A few years ago, an enormous storm dumped gravel on local farmers’ fields and generally wrecked significant agricultural damage. Farmers around here are small, small-scale, no one ever gets adequate insurance compensation, and the storm hurt.
I bought this sketch below at a community fundraiser for local farmers at the Woodbury Town Hall, where the people from the surrounding towns came together for a dinner and live music, and many folks donated all kinds of beautiful handmade things that switched from hand to hand with some cash.
Some money, no doubt, was raised. The night was a goodwill, community gesture after a bad event. This is the better, more generous, gracious element of Vermont. We are not always so kind.
Walking around this small town where I live – Hardwick – whether to the post office, or crawling under broken boards with my visiting nephews to get into the empty granite sheds for an “historic” tour, I keep returning to the notion that more deeply understanding all the variations of this small town, I would gain some tenor of illumination.
Just to mix things up in the little-light month of December, I’ll aim to share a few snips of life within walking distance.

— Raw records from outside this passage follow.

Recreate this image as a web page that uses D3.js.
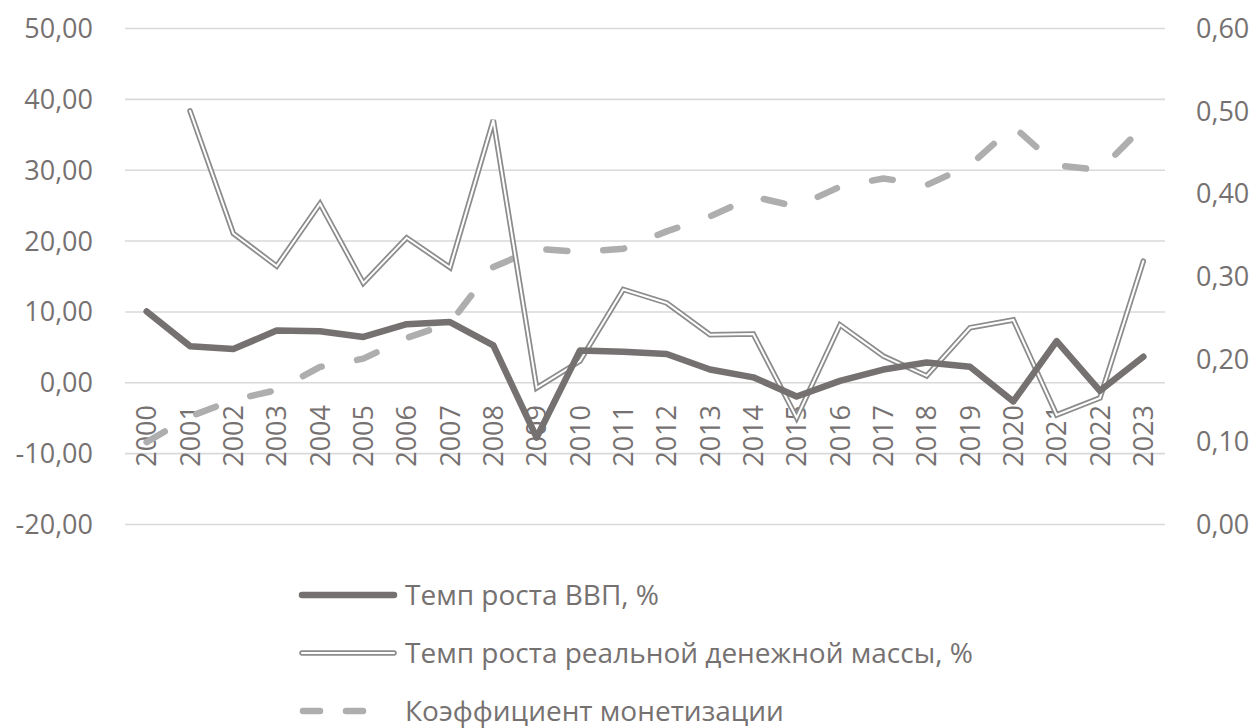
<!DOCTYPE html>
<html>
<head>
<meta charset="utf-8">
<script src="https://cdn.jsdelivr.net/npm/d3@7"></script>
<style>
  body { margin: 0; background: #fff; }
  text { font-family: "Open Sans", sans-serif; fill: #767171; }
</style>
</head>
<body>
<div id="chart"></div>
<script>
// data
const years = ["2000","2001","2002","2003","2004","2005","2006","2007","2008","2009","2010","2011",
  "2012","2013","2014","2015","2016","2017","2018","2019","2020","2021","2022","2023"];
const gdpGrowth = [10.0, 5.1, 4.7, 7.3, 7.2, 6.4, 8.2, 8.5, 5.2, -7.8, 4.5, 4.3,
  4.0, 1.8, 0.7, -2.0, 0.2, 1.8, 2.8, 2.2, -2.7, 5.8, -1.2, 3.6];
const moneyGrowth = [null, 38.3, 21.0, 16.4, 25.2, 14.0, 20.4, 16.2, 37.0, -0.8, 3.0, 13.1,
  11.2, 6.7, 6.8, -5.0, 8.1, 3.7, 0.9, 7.7, 8.8, -4.6, -2.2, 17.1];
const monetization = [0.099, 0.130, 0.150, 0.162, 0.190, 0.200, 0.225, 0.243, 0.311, 0.333, 0.329, 0.333,
  0.354, 0.372, 0.396, 0.384, 0.408, 0.418, 0.410, 0.434, 0.481, 0.434, 0.428, 0.481];
const leftTicks = [-20, -10, 0, 10, 20, 30, 40, 50];
const rightTicks = [0, 0.1, 0.2, 0.3, 0.4, 0.5, 0.6];
const seriesNames = ["Темп роста ВВП, %", "Темп роста реальной денежной массы, %", "Коэффициент монетизации"];

const width = 1255;
const height = 728;
const plot = { left: 125, right: 1165, top: 28, bottom: 524 };

const svg = d3.select("#chart")
  .append("svg")
  .attr("width", width)
  .attr("height", height);

// scales
const x = d3.scalePoint().domain(years).range([plot.left, plot.right]).padding(0.5);
const yL = d3.scaleLinear().domain([-20, 50]).range([plot.bottom, plot.top]);
const yR = d3.scaleLinear().domain([0, 0.6]).range([plot.bottom, plot.top]);

// comma decimals, plain hyphen for minus
const fmt = (n) => d3.format(".2f")(n).replace(".", ",").replace("\u2212", "-");

// gridlines + left axis
const leftAxis = d3.axisLeft(yL)
  .tickValues(leftTicks)
  .tickSize(-(plot.right - plot.left))
  .tickPadding(32)
  .tickFormat(fmt);

const gl = svg.append("g")
  .attr("transform", `translate(${plot.left},0)`)
  .call(leftAxis);
gl.select(".domain").remove();
gl.selectAll(".tick line").attr("stroke", "#d9d9d9").attr("stroke-width", 1.6);
gl.selectAll(".tick text")
  .attr("font-size", 27)
  .attr("fill", "#767171")
  .attr("dy", "0.35em");

// right axis (labels only)
const rightAxis = d3.axisRight(yR)
  .tickValues(rightTicks)
  .tickSize(0)
  .tickPadding(31)
  .tickFormat(fmt);

const gr = svg.append("g")
  .attr("transform", `translate(${plot.right},0)`)
  .call(rightAxis);
gr.select(".domain").remove();
gr.selectAll(".tick text")
  .attr("font-size", 27)
  .attr("fill", "#767171")
  .attr("dy", "0.35em");

// category labels, rotated
svg.append("g")
  .selectAll("text")
  .data(years)
  .join("text")
  .attr("transform", (d) => `translate(${x(d)},405) rotate(-90)`)
  .attr("text-anchor", "end")
  .attr("dy", "0.36em")
  .attr("font-size", 27)
  .text((d) => d);

// lines
const lineL = d3.line()
  .defined((d) => d != null)
  .x((d, i) => x(years[i]))
  .y((d) => yL(d));

const lineR = d3.line()
  .x((d, i) => x(years[i]))
  .y((d) => yR(d));

// monetization coefficient (dashed, right axis)
svg.append("path")
  .attr("d", lineR(monetization))
  .attr("fill", "none")
  .attr("stroke", "#aeaeae")
  .attr("stroke-width", 6.5)
  .attr("stroke-linecap", "round")
  .attr("stroke-linejoin", "round")
  .attr("stroke-dasharray", "21,36");

// money mass growth (double line)
svg.append("path")
  .attr("d", lineL(moneyGrowth))
  .attr("fill", "none")
  .attr("stroke", "#8c8c8c")
  .attr("stroke-width", 5.5)
  .attr("stroke-linejoin", "miter")
  .attr("stroke-linecap", "round");
svg.append("path")
  .attr("d", lineL(moneyGrowth))
  .attr("fill", "none")
  .attr("stroke", "#ffffff")
  .attr("stroke-width", 2)
  .attr("stroke-linejoin", "miter")
  .attr("stroke-linecap", "round");

// GDP growth
svg.append("path")
  .attr("d", lineL(gdpGrowth))
  .attr("fill", "none")
  .attr("stroke", "#767171")
  .attr("stroke-width", 6.5)
  .attr("stroke-linejoin", "round")
  .attr("stroke-linecap", "round");

// legend
const legend = svg.append("g")
  .selectAll("g")
  .data(seriesNames)
  .join("g")
  .attr("transform", (d, i) => `translate(0,${595 + i * 58})`);

legend.append("text")
  .attr("x", 405)
  .attr("dy", "0.35em")
  .attr("font-size", 28)
  .text((d) => d);

legend.filter((d, i) => i === 0)
  .append("line")
  .attr("x1", 302).attr("x2", 394)
  .attr("stroke", "#767171")
  .attr("stroke-width", 6.5)
  .attr("stroke-linecap", "round");

const l2 = legend.filter((d, i) => i === 1);
l2.append("line")
  .attr("x1", 302).attr("x2", 394)
  .attr("stroke", "#8c8c8c")
  .attr("stroke-width", 5.5)
  .attr("stroke-linecap", "round");
l2.append("line")
  .attr("x1", 302).attr("x2", 394)
  .attr("stroke", "#fff")
  .attr("stroke-width", 2)
  .attr("stroke-linecap", "round");

legend.filter((d, i) => i === 2)
  .append("line")
  .attr("x1", 303).attr("x2", 366)
  .attr("stroke", "#aeaeae")
  .attr("stroke-width", 6.5)
  .attr("stroke-linecap", "round")
  .attr("stroke-dasharray", "17,26");
</script>
</body>
</html>
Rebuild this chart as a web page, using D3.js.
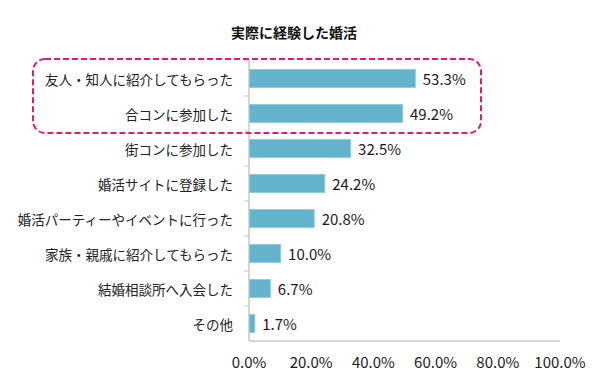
<!DOCTYPE html>
<html>
<head>
<meta charset="utf-8">
<script src="https://cdn.jsdelivr.net/npm/d3@7"></script>
<style>
  body { margin: 0; background: #fff; }
  text { font-family: "Noto Sans CJK JP", "Noto Sans", sans-serif; }
</style>
</head>
<body>
<div id="chart"></div>
<script>
// Data
const title = "実際に経験した婚活";
const categories = [
    "友人・知人に紹介してもらった",
    "合コンに参加した",
    "街コンに参加した",
    "婚活サイトに登録した",
    "婚活パーティーやイベントに行った",
    "家族・親戚に紹介してもらった",
    "結婚相談所へ入会した",
    "その他"
];
const values = [53.3, 49.2, 32.5, 24.2, 20.8, 10.0, 6.7, 1.7];
const tickValues = [0, 20, 40, 60, 80, 100];
const highlighted = ["友人・知人に紹介してもらった", "合コンに参加した"];

const width = 600, height = 390;
const margin = { top: 61, right: 40, bottom: 49, left: 249 };

const svg = d3.select("#chart").append("svg")
    .attr("width", width)
    .attr("height", height);

svg.append("text")
    .attr("x", 294)
    .attr("y", 32)
    .attr("text-anchor", "middle")
    .attr("dominant-baseline", "central")
    .style("font-size", "14px")
    .style("font-weight", "bold")
    .style("fill", "#111")
    .text(title);

const x = d3.scaleLinear()
    .domain([0, 100])
    .range([margin.left, width - margin.right]);

const y = d3.scaleBand()
    .domain(categories)
    .range([margin.top, height - margin.bottom])
    .paddingInner(0.49)
    .paddingOuter(0.245);

// y axis line + ticks at band boundaries
const yAxisG = svg.append("g");
yAxisG.append("line")
    .attr("x1", x(0)).attr("x2", x(0))
    .attr("y1", margin.top - 1).attr("y2", height - margin.bottom)
    .attr("stroke", "#c8c8c8").attr("stroke-width", 1.5);

const step = y.step();
const boundaries = d3.range(categories.length + 1).map(i => margin.top + i * step);
yAxisG.selectAll(".tick")
    .data(boundaries.slice(0, -1))
    .enter().append("line")
    .attr("x1", x(0) - 5).attr("x2", x(0))
    .attr("y1", d => d).attr("y2", d => d)
    .attr("stroke", "#c8c8c8");

// x axis line
svg.append("line")
    .attr("x1", x(0)).attr("x2", x(100))
    .attr("y1", height - margin.bottom).attr("y2", height - margin.bottom)
    .attr("stroke", "#c8c8c8").attr("stroke-width", 1.5);

// x tick labels
svg.append("g")
    .selectAll("text")
    .data(tickValues)
    .enter().append("text")
    .attr("x", d => x(d))
    .attr("y", height - margin.bottom + 20)
    .attr("text-anchor", "middle")
    .attr("dominant-baseline", "central")
    .style("font-size", "15px")
    .style("fill", "#1a1a1a")
    .text(d => d.toFixed(1) + "%");

// bars
svg.append("g")
    .selectAll("rect")
    .data(values)
    .enter().append("rect")
    .attr("x", x(0) + 0.5)
    .attr("y", (d, i) => y(categories[i]))
    .attr("width", d => x(d) - x(0))
    .attr("height", y.bandwidth())
    .attr("fill", "#62b3cb")
    .attr("stroke", "#8fcadb")
    .attr("stroke-width", 1);

// value labels
svg.append("g")
    .selectAll("text")
    .data(values)
    .enter().append("text")
    .attr("x", d => x(d) + 8)
    .attr("y", (d, i) => y(categories[i]) + y.bandwidth() / 2)
    .attr("dominant-baseline", "central")
    .style("font-size", "15px")
    .style("fill", "#1a1a1a")
    .text(d => d.toFixed(1) + "%");

// category labels
svg.append("g")
    .selectAll("text")
    .data(categories)
    .enter().append("text")
    .attr("x", x(0) - 16)
    .attr("y", d => y(d) + y.bandwidth() / 2)
    .attr("text-anchor", "end")
    .attr("dominant-baseline", "central")
    .style("font-size", "13.5px")
    .style("fill", "#222")
    .text(d => d);

// dashed highlight box round the top two answers
const hiTop = y(highlighted[0]) - y.step() * y.paddingOuter() - 2;
const hiBottom = y(highlighted[highlighted.length - 1]) + y.bandwidth() + y.step() * y.paddingInner() / 2 + 2;
svg.append("rect")
    .attr("x", 33)
    .attr("y", hiTop)
    .attr("width", 481 - 33)
    .attr("height", hiBottom - hiTop)
    .attr("rx", 12)
    .attr("fill", "none")
    .attr("stroke", "#e8186f")
    .attr("stroke-width", 2)
    .attr("stroke-dasharray", "6,3");
</script>
</body>
</html>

Whether the recollection is of fascist Italy in the 1920s, of Nazi Germany in the 1930s, of the Soviet Union during the Great Terror of 1937-38, or of the purges in communist eastern Europe in the 1940s and ’50s, people who were living in fear of repression remembered how their neighbors treated them. A smile, a handshake, or a word of greeting – banal gestures in a normal situation – took on great significance. When friends, colleagues, and acquaintances looked away or crossed the street to avoid contact, fear grew.
–Timothy Snyder, On Tyranny: Twenty Lessons From the Twentieth Century
3 thoughts on “Vermont Postcard”
As per usual, Brett, a thoughtful commentary.
Thanks, Dede. Hope all is well in your world!
I am having trouble understanding how a storm dumped gravel- did a hillside let go?